Marine Corps Looks At New Testing Methods To Find Superior Officers
The Marine Corps Recruiting Command wants to develop a new test to predict what officers will be most successful through candidate school, and what they’d be best fit doing upon graduation.
Existing recruiting methods just aren’t cutting it, as officials have identified very particular patterns of otherwise strong candidates dropping out of Officer Candidate School. The only problem is that officials simply don’t possess any testing instruments to screen out these candidates in the initial stages, Hope Hodge Seck of Marine Corps Times reports.
Traditional testing focuses on physical fitness and academic achievement. What these components don’t seem to capture, however, are certain non-cognitive abilities — so called “intangibles” — and simply increasing fitness standards has not lowered attrition rates. While psychologists generally frown upon the use of the word “non-cognitive” to describe a test, as loose non-technical vernacular, the term seems to suffice for the purposes of Recruiting Command.
Officials are in search of a method to put a dent in attrition rates and better assign people into job roles. Some of the highlighted attributes include impulse control, grit and resilience. Intangible qualities necessary to complete many roles are often called intangible precisely because it’s so difficult to nail them down in test format.
But University of Pennsylvania psychologist Dr. Angela Duckworth managed to discover that grit, as measured by a new test that successfully predicted which West Point cadets would complete the basic training course. In that prediction, normal aptitude measures like the SAT or ACT did not correlate at all.
Current testing methodology to find these intangible traits often relies on self-reported questionnaires, but when it comes to determining deep-rooted character traits, self-bias inevitably follows, as well as potential dishonesty.
The Oxford Handbook of Military Psychology notes that faking on self-reported surveys is a serious problem. The Army developed the Assessment of Individual Motivation (AIM) test to succeed the Assessment of Background and Life Experiences (ABLE) test. AIM works to obscure socially desirable answers by presenting two desirable and two seemingly undesirable choices. This form of test modification initially appeared to be successful, but subsequent trials revealed that faking persisted.

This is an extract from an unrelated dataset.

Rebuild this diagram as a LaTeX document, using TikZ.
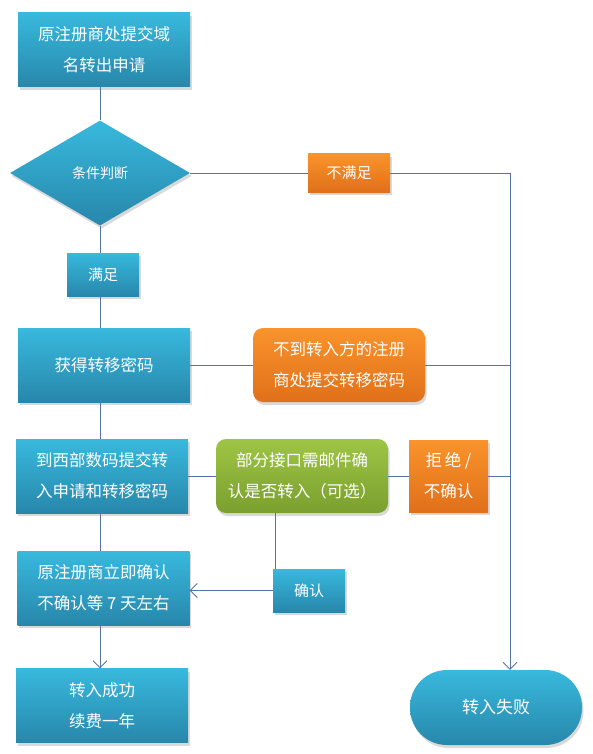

After retreating to the lab, researchers removed weak questions and keep the strong ones.
Non-cognitive testing is still relatively new, and given time constraints when bringing in waves of new recruits, psychologists have started developing performance tasks to substitute for questionnaires. How good these tasks are at predicting attrition and assessing unique characteristics remains to be seen.
According to a directive from Marine Gen. Joseph Dunford — and Obama nominee for chairman of the Joint Chiefs — officials should consider drawing from psychological evaluations used by law enforcement and special forces. In the case of Delta Force, psychologists intensely study candidates, hitting them with seemingly endless questions about drug use, sexual discrimination and views toward foreigners, among other items. The goal is to filter out unstable individuals. Candidates also have to write short autobiography-like entries for psychologists to assess. Sleep-deprived and tired from long marches loaded down by gear, candidates are forced to summarize a series of books.
As of last year, the U.S. Army Recruiting Command has begun rolling out the Tailored Adaptive Personality Assessment System (TAPAS) on a limited scale to find recruits with hardy attributes and to screen out those with the wrong character. TAPAS is a major advance in non-cognitive testing and has significantly improved predictive power for the Army. As Maj. Gen. Allen Batschelet said, “You may find someone who is less cognitive or academically skilled, but has strong personal characteristics, who may in the long term be a much more adaptive Soldier and better performing one.”